The conservative New Democracy party won 30 percent of the vote to take 129 of the 300 seats in parliament, including the 50-seat bonus given to the party with the most votes.
The radical leftist, anti-bailout Syriza party came in second with 71 seats, while the pro-bailout PASOK Socialists won 33 seats – likely enough to help form a ruling coalition.
A meeting between Samaras and Syriza's leader Alexis Tsipras failed to lead to an agreement. Tsipras says his party will not join the coalition, but will continue their role as the anti-bailout opposition.
“There must be a government soon and soon we must take on the very significant role of the national opposition, so that we can monitor the government and at the same time, history and the people will judge their strategy and their solutions as well as ours.”
Samaras said he would continue attempts to form a coalition.
“Mr. Tsipras is not willing to participate in such a government of such a coalition. I believe that the government should immediately be formed. It is something that is required and as I stated – by the developments, by the economic situation, by the reality and by the vote of the Greek people. So, that's what we are trying to do.''
Samaras later met with the leader of the socialist Pasok party, his most likely coalition partner. He was also expected to hold talks with other possible allies throughout the day.
Interim Prime Minister Panagiotis Pikrammenos said Monday that a new government needs to be sworn in as soon as possible, adding that the problems of the country “cannot wait for very long.''
In a joint statement, European Council President Herman Van Rompuy and European Commission President Jose Manuel Barroso said the European Union looks forward to working with the new government and supporting efforts to put Greece's economy on “a sustainable path.”
Germany – Europe's biggest economy and a major contributor to Greece's two multi-billion-dollar bailouts – suggested Greece could get more time to comply with sharp spending cuts tied to the rescue funds.
Ben Wellings, a European analyst at the Australian National University, told VOA that Germany seems to be softening its long-held stance of opposing renegotiating the terms.
“That is to say, there may be longer for the Greeks to pay back, which would have the impact from the German point of view, and presumably from the Greek center parties' point of view, of easing a little the cuts that have to be made, or at least spreading them out over a longer period, and thereby lessening the impact on the citizens of Greece.”
New Democracy has promised to renegotiate the harsh austerity conditions demanded by the European Union and International Monetary Fund.
Alexis Tsipras, leader of the Syriza party, had called for annulling the austerity package altogether, a decision that could have forced Greece to leave Europe's common currency.
Adian Foster, head of financial markets research at Hong Kong-based Rabobank International, told VOA it makes sense for Greece to revisit the lending terms.
“I think there is, as I say, a broader acceptance around Europe that it has been overly stringent.

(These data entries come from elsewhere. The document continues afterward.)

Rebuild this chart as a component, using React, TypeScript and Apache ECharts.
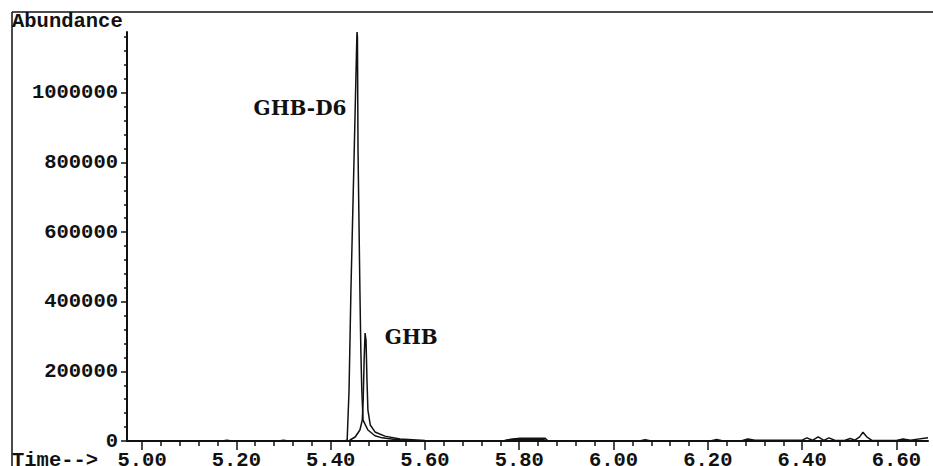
import React, { useEffect, useRef } from "react";
import * as echarts from "echarts";

// Retention time (min) / abundance for the two traces
const d6Time = [4.97, 5.43, 5.435, 5.439, 5.443, 5.45, 5.4555, 5.456, 5.4568, 5.458, 5.462, 5.464, 5.466, 5.4687, 5.479, 5.494, 5.509, 5.537, 5.57, 5.62, 5.766, 5.78, 5.8, 5.85, 5.858, 6.667];
const d6Abund = [0, 0, 3000, 147000, 434000, 836000, 1160000, 1175000, 1160000, 836000, 434000, 261000, 147000, 60000, 31600, 15000, 9000, 4000, 1500, 0, 0, 4000, 5000, 5000, 0, 0];

const ghbTime = [4.97, 5.17, 5.18, 5.19, 5.29, 5.3, 5.31, 5.44, 5.441, 5.452, 5.462, 5.467, 5.469, 5.471, 5.473, 5.475, 5.477, 5.479, 5.484, 5.494, 5.515, 5.547, 5.6, 5.65, 5.766, 5.787, 5.802, 5.855, 5.861, 6.055, 6.067, 6.08, 6.205, 6.219, 6.232, 6.27, 6.285, 6.3, 6.4, 6.41, 6.422, 6.434, 6.446, 6.457, 6.47, 6.49, 6.502, 6.512, 6.522, 6.529, 6.537, 6.548, 6.6, 6.614, 6.63, 6.667];
const ghbAbund = [0, 0, 2500, 0, 0, 2500, 0, 0, 2900, 11500, 31600, 60000, 118000, 233000, 310000, 290000, 175000, 89000, 46000, 26000, 14000, 6000, 1500, 0, 0, 6000, 8000, 8000, 0, 0, 4000, 0, 0, 4500, 0, 0, 6000, 2500, 2500, 9000, 2000, 12000, 2000, 9000, 1500, 1500, 7000, 2500, 12000, 25000, 12000, 2000, 1500, 6000, 2500, 9000];

const xMajorTicks = [5.0, 5.2, 5.4, 5.6, 5.8, 6.0, 6.2, 6.4, 6.6];
const xMinorTicks = [5.04, 5.08, 5.12, 5.16, 5.24, 5.28, 5.32, 5.36, 5.44, 5.48, 5.52, 5.56, 5.64, 5.68, 5.72, 5.76, 5.84, 5.88, 5.92, 5.96, 6.04, 6.08, 6.12, 6.16, 6.24, 6.28, 6.32, 6.36, 6.44, 6.48, 6.52, 6.56, 6.64];
const yMajorTicks = [0, 200000, 400000, 600000, 800000, 1000000];
const yMinorTicks = [40000, 80000, 120000, 160000, 240000, 280000, 320000, 360000, 440000, 480000, 520000, 560000, 640000, 680000, 720000, 760000, 840000, 880000, 920000, 960000, 1040000, 1080000, 1120000, 1160000];

const peakLabels = [
  { name: "GHB-D6", time: 5.335, abund: 957000 },
  { name: "GHB", time: 5.571, abund: 299000 },
];

const X_MIN = 4.968;
const X_MAX = 6.667;
const Y_MAX = 1175000;

const INK = "#111";
const MONO = "'Liberation Mono', 'DejaVu Sans Mono', monospace";

export default function App() {
  const ref = useRef<HTMLDivElement>(null);

  useEffect(() => {
    if (!ref.current) return;
    const chart = echarts.init(ref.current, null, { renderer: "svg" });
    const zip = (t: number[], v: number[]) => t.map((x, i) => [x, v[i]]);
    const labelStyle = {
      color: INK,
      fontFamily: MONO,
      fontWeight: "bold" as const,
      fontSize: 20.5,
    };
    chart.setOption({
      animation: false,
      backgroundColor: "#ffffff",
      grid: { left: 127, right: 5, top: 32, bottom: 25, containLabel: false, outerBoundsMode: "none" },
      xAxis: [
        {
          type: "value",
          min: X_MIN,
          max: X_MAX,
          position: "bottom",
          splitLine: { show: false },
          axisLine: { show: true, onZero: false, lineStyle: { color: INK, width: 2 } },
          axisTick: { show: true, customValues: xMajorTicks, length: 9, lineStyle: { color: INK, width: 1.5 } },
          axisLabel: {
            show: true,
            customValues: xMajorTicks,
            formatter: (v: number) => v.toFixed(2),
            margin: 9,
            ...labelStyle,
          },
        },
        {
          type: "value",
          min: X_MIN,
          max: X_MAX,
          position: "bottom",
          splitLine: { show: false },
          axisLine: { show: false, onZero: false },
          axisTick: { show: true, customValues: xMinorTicks, length: 5, lineStyle: { color: INK, width: 1.5 } },
          axisLabel: { show: false },
        },
      ],
      yAxis: [
        {
          type: "value",
          min: 0,
          max: Y_MAX,
          position: "left",
          splitLine: { show: false },
          axisLine: { show: true, lineStyle: { color: INK, width: 2 } },
          axisTick: { show: true, customValues: yMajorTicks, length: 6, lineStyle: { color: INK, width: 1.5 } },
          axisLabel: {
            show: true,
            customValues: yMajorTicks,
            formatter: (v: number) => String(v),
            margin: 9,
            ...labelStyle,
          },
        },
        {
          type: "value",
          min: 0,
          max: Y_MAX,
          position: "left",
          splitLine: { show: false },
          axisLine: { show: false },
          axisTick: { show: true, customValues: yMinorTicks, length: 3, lineStyle: { color: INK, width: 1.5 } },
          axisLabel: { show: false },
        },
      ],
      series: [
        {
          name: "GHB-D6",
          type: "line",
          xAxisIndex: 0,
          yAxisIndex: 0,
          data: zip(d6Time, d6Abund),
          showSymbol: false,
          lineStyle: { color: INK, width: 1.5 },
          markPoint: {
            symbol: "circle",
            symbolSize: 1,
            itemStyle: { color: "rgba(0,0,0,0)" },
            label: {
              show: true,
              position: "inside",
              color: INK,
              fontFamily: "'DejaVu Serif', serif",
              fontWeight: "bold",
              fontSize: 20,
              formatter: (p: any) => p.name,
            },
            data: peakLabels.map((p) => ({ name: p.name, coord: [p.time, p.abund] })),
          },
        },
        {
          name: "GHB",
          type: "line",
          xAxisIndex: 0,
          yAxisIndex: 0,
          data: zip(ghbTime, ghbAbund),
          showSymbol: false,
          lineStyle: { color: INK, width: 1.5 },
        },
      ],
      graphic: [
        { type: "line", shape: { x1: 12, y1: 12, x2: 933, y2: 12 }, style: { stroke: INK, lineWidth: 1.5 } },
        { type: "line", shape: { x1: 12, y1: 12, x2: 12, y2: 466 }, style: { stroke: INK, lineWidth: 1.5 } },
        {
          type: "text",
          x: 12,
          y: 21,
          style: { text: "Abundance", fill: INK, font: `bold 20.5px ${MONO}`, textVerticalAlign: "middle" },
        },
        {
          type: "text",
          x: 12,
          y: 460,
          style: { text: "Time-->", fill: INK, font: `bold 20.5px ${MONO}`, textVerticalAlign: "middle" },
        },
      ],
    });
    return () => chart.dispose();
  }, []);

  return (
    <div
      ref={ref}
      style={{ position: "absolute", left: 0, top: 0, width: 933, height: 466 }}
    />
  );
}
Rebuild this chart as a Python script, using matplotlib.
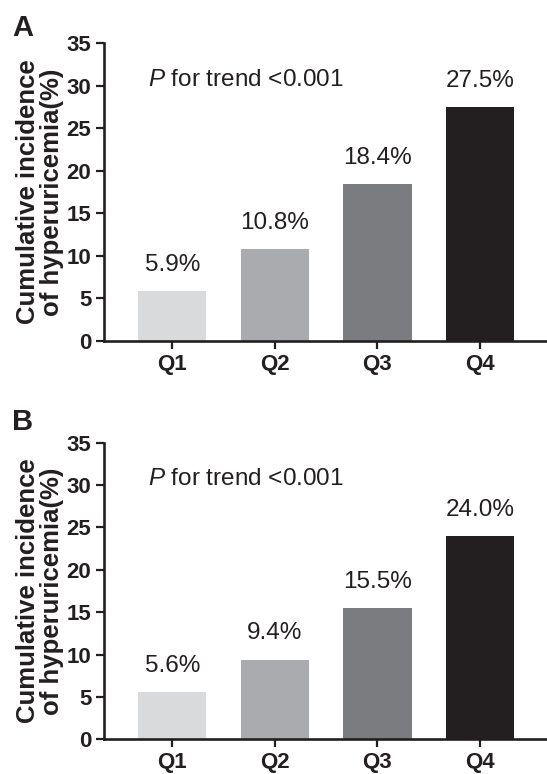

But I do think that with the election of these pro-austerity or pro-European support package parties I think the funding troika – the creditor troika – will be getting more of its own way than would have been the case if indeed the more left-leaning parties had won the Greek election.”
In Washington, a White House statement reiterated that “as President Obama and other world leaders have said, we believe that it is in all our interests for Greece to remain in the euro area while respecting its commitment to reform.”
Spain's prime minister, Mariano Rajoy, said the election result is good for Greece and the European Union as a whole.
“I am absolutely convinced that this reinforces the euro and that soon Green will feel the effects of this decision that all citizens have taken.”
Sunday's vote came after an election last month in which no party secured enough votes to form a government.
The monetary crisis in Greece, which first exploded in 2009, set off a chain reaction across Europe. Greece is now in its fifth year of recession, with unemployment spiraling to above 22 percent. Opinion polls show that Greeks overwhelmingly favor remaining in the euro, but are just as opposed to the austerity drive.